こんにちは
院長の櫻井です
当院には施設入所中で褥瘡で受診される方が結構いらっしゃいます。
その時にどうしていくのか?
もちろん、局所処置は必須ですから、必要に応じて局所麻酔下にdebridementしながら、
軟膏処置や創傷被覆材による処置を実施しますが、それとともに大切なことは、褥瘡の起きた
原因に対する対処です。つまり除圧・体位交換のことですね。栄養状態不良であれば、そちらに
対する働きかけもsuggestionします。
しかし、最も大切なのは、ゴールが何であるか、ということではないでしょうか。
つまり、完治(この場合上皮化)させることが必ずしも必要ないのでは、ということです。
例えば、創面を清浄化して、入院して全身麻酔下に筋皮弁を用いて褥瘡を一旦治しても、
そこまでの処置を要する褥瘡を作ってしまったケースでは、大抵がまた同じ部位に褥瘡を
作ってしまう。つまり、全身状態・ADLや栄養状態に著しいと言えるほどの健常化がない限りは、
上皮化をゴールに置くのはナンセンスに近い、と思います。(逆に言えば、そこまでaggressiveな
治療を要するのは、若年成人でcoma blister後の重度褥瘡くらいではないでしょうか。)
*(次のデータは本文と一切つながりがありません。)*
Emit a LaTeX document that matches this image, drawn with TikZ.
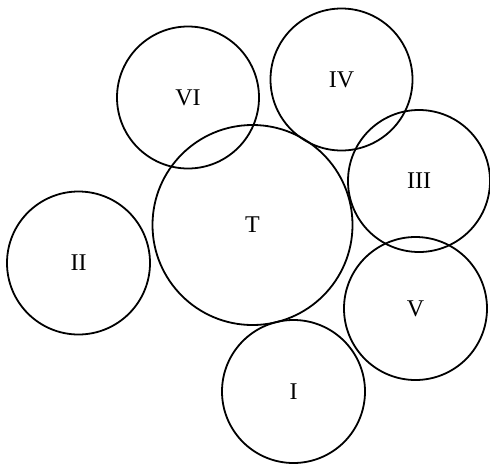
\documentclass[tikz,border=0pt]{standalone}
\usepackage{fontspec}
\setmainfont{Liberation Serif}
\begin{document}
\begin{tikzpicture}[x=1pt,y=-1pt,
  disc/.style={draw=black,circle,line width=1.8pt,inner sep=0pt,font=\fontsize{24}{28}\selectfont}]
\useasboundingbox (0,0) rectangle (490,466);
\node[disc,minimum size=200pt] (T) at (252.5,225) {T};
\node[disc,minimum size=142pt] (VI) at (188,97.5) {VI};
\node[disc,minimum size=142pt] (IV) at (341.5,79.5) {IV};
\node[disc,minimum size=142pt] (III) at (419,181) {III};
\node[disc,minimum size=143pt] (II) at (78.5,263) {II};
\node[disc,minimum size=143pt] (V) at (415.5,308.5) {V};
\node[disc,minimum size=143pt] (I) at (293.5,391.5) {I};
\end{tikzpicture}
\end{document}
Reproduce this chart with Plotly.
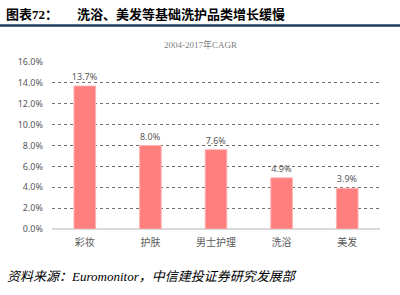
import plotly.graph_objects as go

categories = ["彩妆", "护肤", "男士护理", "洗浴", "美发"]
values = [13.7, 8.0, 7.6, 4.9, 3.9]
tick_vals = [0, 2, 4, 6, 8, 10, 12, 14, 16]
tick_text = [f"{v:.1f}%" for v in tick_vals]

fig = go.Figure()
fig.add_trace(go.Bar(
    x=categories, y=values,
    marker=dict(color="#FF7F7F", line=dict(color="#FFB3B3", width=1)),
    width=0.33,
    text=[f"{v:.1f}%" for v in values],
    textposition="outside",
    constraintext="none",
    textfont=dict(size=9, color="#595959", family="Noto Sans"),
    cliponaxis=False,
))

fig.update_layout(
    width=400, height=295,
    margin=dict(l=52, r=20, t=62, b=66),
    paper_bgcolor="white", plot_bgcolor="white",
    showlegend=False,
    font=dict(family="Noto Sans CJK SC"),
    xaxis=dict(
        showgrid=False, showline=False, ticks="",
        tickfont=dict(size=10, color="#595959", family="Noto Sans CJK SC"),
        ticklabelstandoff=6,
    ),
    yaxis=dict(
        range=[0, 16], tickvals=tick_vals, ticktext=tick_text,
        showgrid=True, gridcolor="#6e6e6e", griddash="dot", gridwidth=1,
        zeroline=True, zerolinecolor="#d9d9d9", zerolinewidth=1.5,
        showline=False, ticks="",
        tickfont=dict(size=9, color="#595959", family="Noto Sans"),
        ticklabelstandoff=8,
    ),
    shapes=[dict(type="line", xref="paper", yref="paper",
                 x0=-52/328, x1=375/328, y0=(295-66-25.5)/167, y1=(295-66-25.5)/167,
                 line=dict(color="#1F3A5F", width=2.5))],
    annotations=[
        dict(text="<b>图表</b><b><span style='font-family:Liberation Serif'>72</span>：</b>",
             xref="paper", yref="paper", x=-48/328, y=(295-66-13)/167, xanchor="left", yanchor="middle",
             showarrow=False, font=dict(size=13, color="#000000", family="Noto Sans CJK SC")),
        dict(text="<b>洗浴、美发等基础洗护品类增长缓慢</b>",
             xref="paper", yref="paper", x=(75-52)/328, y=(295-66-13)/167, xanchor="left", yanchor="middle",
             showarrow=False, font=dict(size=13, color="#000000", family="Noto Sans CJK SC")),
        dict(text="2004-2017年CAGR",
             xref="paper", yref="paper", x=(200-52)/328, y=(295-66-44)/167, xanchor="center", yanchor="middle",
             showarrow=False, font=dict(size=9, color="#7f7f7f", family="Liberation Serif, Noto Sans CJK SC")),
        dict(text="<i>资料来源：Euromonitor，中信建投证券研究发展部</i>",
             xref="paper", yref="paper", x=-47/328, y=(295-66-276)/167, xanchor="left", yanchor="middle",
             showarrow=False, font=dict(size=13, color="#000000", family="Liberation Serif, Noto Sans CJK SC")),
    ],
)

fig.write_html("out.html")
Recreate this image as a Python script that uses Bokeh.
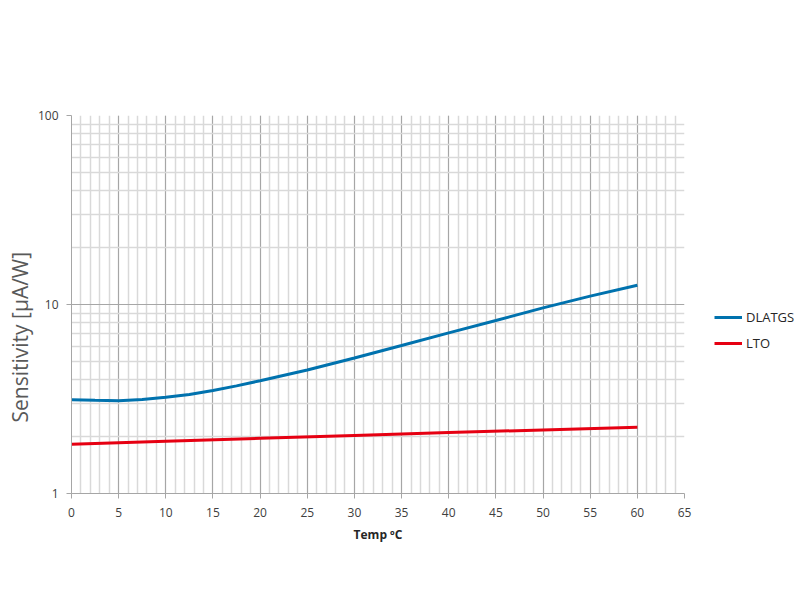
from bokeh.plotting import figure
from bokeh.models import FixedTicker, Legend, LegendItem, Range1d, NumeralTickFormatter, Title
from bokeh.embed import file_html
from bokeh.resources import INLINE

# values
temp = [0, 2.5, 5, 7.5, 10, 12.5, 15, 17.5, 20, 25, 30, 35, 40, 45, 50, 55, 60]
dlatgs = [3.13, 3.11, 3.10, 3.14, 3.23, 3.34, 3.51, 3.71, 3.95, 4.50, 5.21, 6.07, 7.08, 8.23, 9.60, 11.07, 12.65]
lto_temp = [0, 10, 20, 30, 40, 50, 60]
lto = [1.82, 1.89, 1.96, 2.03, 2.10, 2.17, 2.24]

x_ticks = list(range(0, 66, 5))
x_minor = list(range(0, 66, 1))
y_ticks = [1, 10, 100]
y_minor = [2, 3, 4, 5, 6, 7, 8, 9, 20, 30, 40, 50, 60, 70, 80, 90]

FONT = "Open Sans"
AXIS_GREY = "#a6a6a6"

p = figure(y_axis_type="log",
           x_range=Range1d(0, 65), y_range=Range1d(1, 100),
           frame_width=613, frame_height=378,
           min_border_left=71, min_border_right=112,
           min_border_top=115, min_border_bottom=91,
           output_backend="svg", toolbar_location=None)
p.outline_line_color = None

p.xaxis.ticker = FixedTicker(ticks=x_ticks, minor_ticks=x_minor)
p.yaxis.ticker = FixedTicker(ticks=y_ticks, minor_ticks=y_minor)
p.yaxis.formatter = NumeralTickFormatter(format="0")

for ax in (p.xaxis[0], p.yaxis[0]):
    ax.axis_line_color = AXIS_GREY
    ax.major_tick_line_color = AXIS_GREY
    ax.major_tick_out = 5
    ax.major_tick_in = 0
    ax.minor_tick_line_color = None
    ax.major_label_text_font = FONT
    ax.major_label_text_font_size = "12px"
    ax.major_label_text_color = "#404040"

p.xaxis.major_label_standoff = 9
p.yaxis.major_label_standoff = 8

p.xaxis.axis_label = "Temp \u00baC"
p.xaxis.axis_label_text_font = FONT
p.xaxis.axis_label_text_font_style = "bold"
p.xaxis.axis_label_text_font_size = "12px"
p.xaxis.axis_label_text_color = "#262626"
p.xaxis.axis_label_standoff = 6

# y title sits lower than the axis centre in the original, so use a Title
ytitle = Title(text="Sensitivity [\u00b5A/W]", align="left", offset=71,
               text_font=FONT, text_font_style="normal", text_font_size="21px",
               text_color="#595959", standoff=2)
p.add_layout(ytitle, "left")

for g in (p.xgrid[0], p.ygrid[0]):
    g.grid_line_color = AXIS_GREY
    g.grid_line_width = 1
    g.minor_grid_line_color = "#d9d9d9"
    g.minor_grid_line_width = 1.5

r1 = p.line(temp, dlatgs, line_color="#0072ae", line_width=3)
r2 = p.line(lto_temp, lto, line_color="#e60012", line_width=3)

legend = Legend(items=[LegendItem(label="DLATGS", renderers=[r1]),
                       LegendItem(label="LTO", renderers=[r2])],
                location=(30, 140), padding=0, margin=0,
                glyph_width=28, glyph_height=20, label_height=20,
                label_standoff=4, spacing=6,
                label_text_font=FONT, label_text_font_size="13px",
                label_text_color="#262626",
                border_line_color=None, background_fill_alpha=0)
p.add_layout(legend, "right")

open("out.html", "w").write(file_html(p, INLINE))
とある本(夏井先生だったかな?)で、褥瘡を傷と捉えて治そうとするからいけないのであって、
老化現象の一つと考え褥瘡に対処すべき、という内容の文章を目にした時は、目からウロコ
でした。(ちなみに私はいわゆるラップ療法に対しては否定派です。)
つまり、褥瘡を、老化に伴って出てくる様々な症状(白内障や高血圧さらに言えば痴呆症など)と
同じくくりで考えて、治療に望む、ということです。そう考えれば、必ずしも完治が必須ではなく、
コントロールする、という発想が生まれてきます。すなわち、全身状態に悪影響を及ばさない
ように(感染源とならないように)創面をきれいな状態に保ちつつ、あわよくば上皮化すればよい、
と考えておいた方が現実的である、ということになります。